A lot of the characters are those I like or have an affinity for, but I did do a deep dive into the omnibuses DC had of all the Legion stories from the Golden Age right through to modern times. I took a full week of diving into every era I could to see which characters, ideas, and villains stood out to me. What were the things that grabbed my attention in the various era of Legion? Well, some of it was as simple as picking my favourite Legionnaires, and some of it was realising that various runs, like pulling Timber Wolf from one or Keith Giffen’s work, which was so good, that I remember from childhood. We had to use the Dark Circle, for example. It was a deep dive informed by my complete geekery and nerdy love [Laughs].

As well as those lesser-known characters, you’re writing scenes with characters like Batman and Superman. Does your approach change when you’re working with heroes who do bring certain expectations with them? 

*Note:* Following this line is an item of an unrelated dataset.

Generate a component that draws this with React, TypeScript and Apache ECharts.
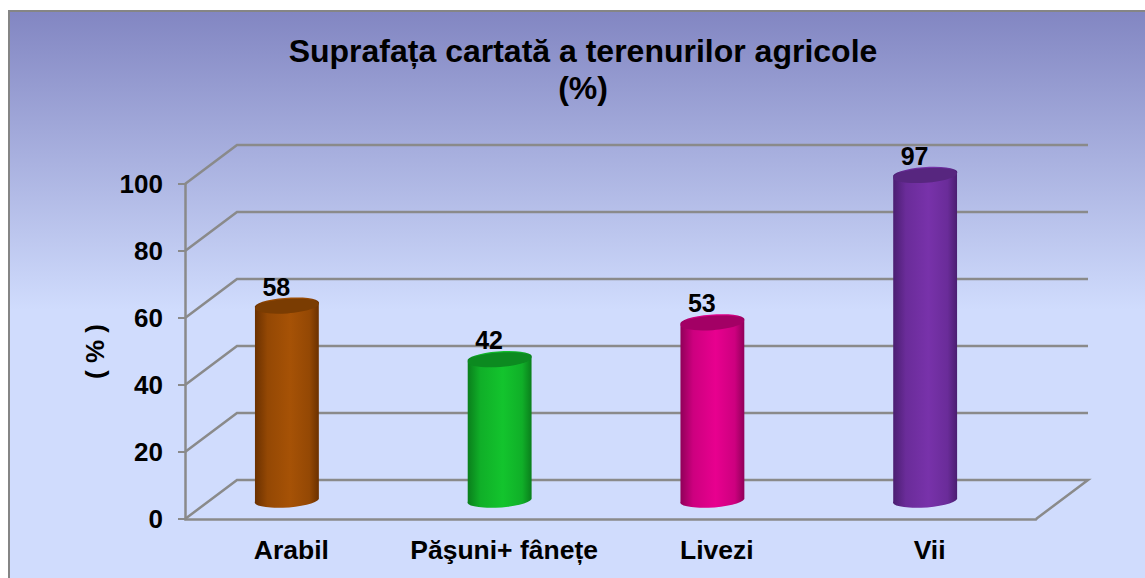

That’s a good question. Honestly, it’s par for the course because how I approach every character is figuring out what their core is and what their conflict is. Writing that scene with Batman and Superman was so fun because Kara is the conflict, and having that back and forth was such a fun thing to write because it was so clear that they’re on different sides. Any time there’s a very real character conflict or clashing of agendas, that’s the most fun to write. So, it wasn’t really about writing Batman or Superman and that’s intimidating, it’s that I’m writing Kara’s cousin and her biggest doubter and nemesis [Laughs] and they’re arguing about her. Approaching it that way too some of the intimidation out because I knew what was the core of the characters and the scene.

The movie has an amazing cast, but who were you most excited to see bring your dialogue to life when you finally got to sit down and watch the movie? 

Oh man, Meg Donnelly did such an incredible job. She got it, from the really tragic bits right through to the sense of humour. I think her, and Harry Shum Jr., who is now just what I hear in my head when I read Brainiac 5. Those two are just absolutely phenomenal. 

There could have been a version of this movie where, like in the comics, Superman went into the future. I loved that it was Supergirl, so what did getting to put her centre stage mean to you?

For me, it was a lot of fun. It’s like that Krypton scene. As comic book fans, we know and we’ve seen Superboy and Superman in the Legion a million times. Having it be Supergirl and making it her story with her as the main character…it was so fun to write, unexpected to write, and I loved being able to take these old characters and ideas and show a brand new side of them. Supergirl did that amazingly. 

Awesome. Well, we have to wrap, but I hope to see you back for a sequel!

[Laughs] Me too!

Legion of Super-Heroes is set to be released on February 7.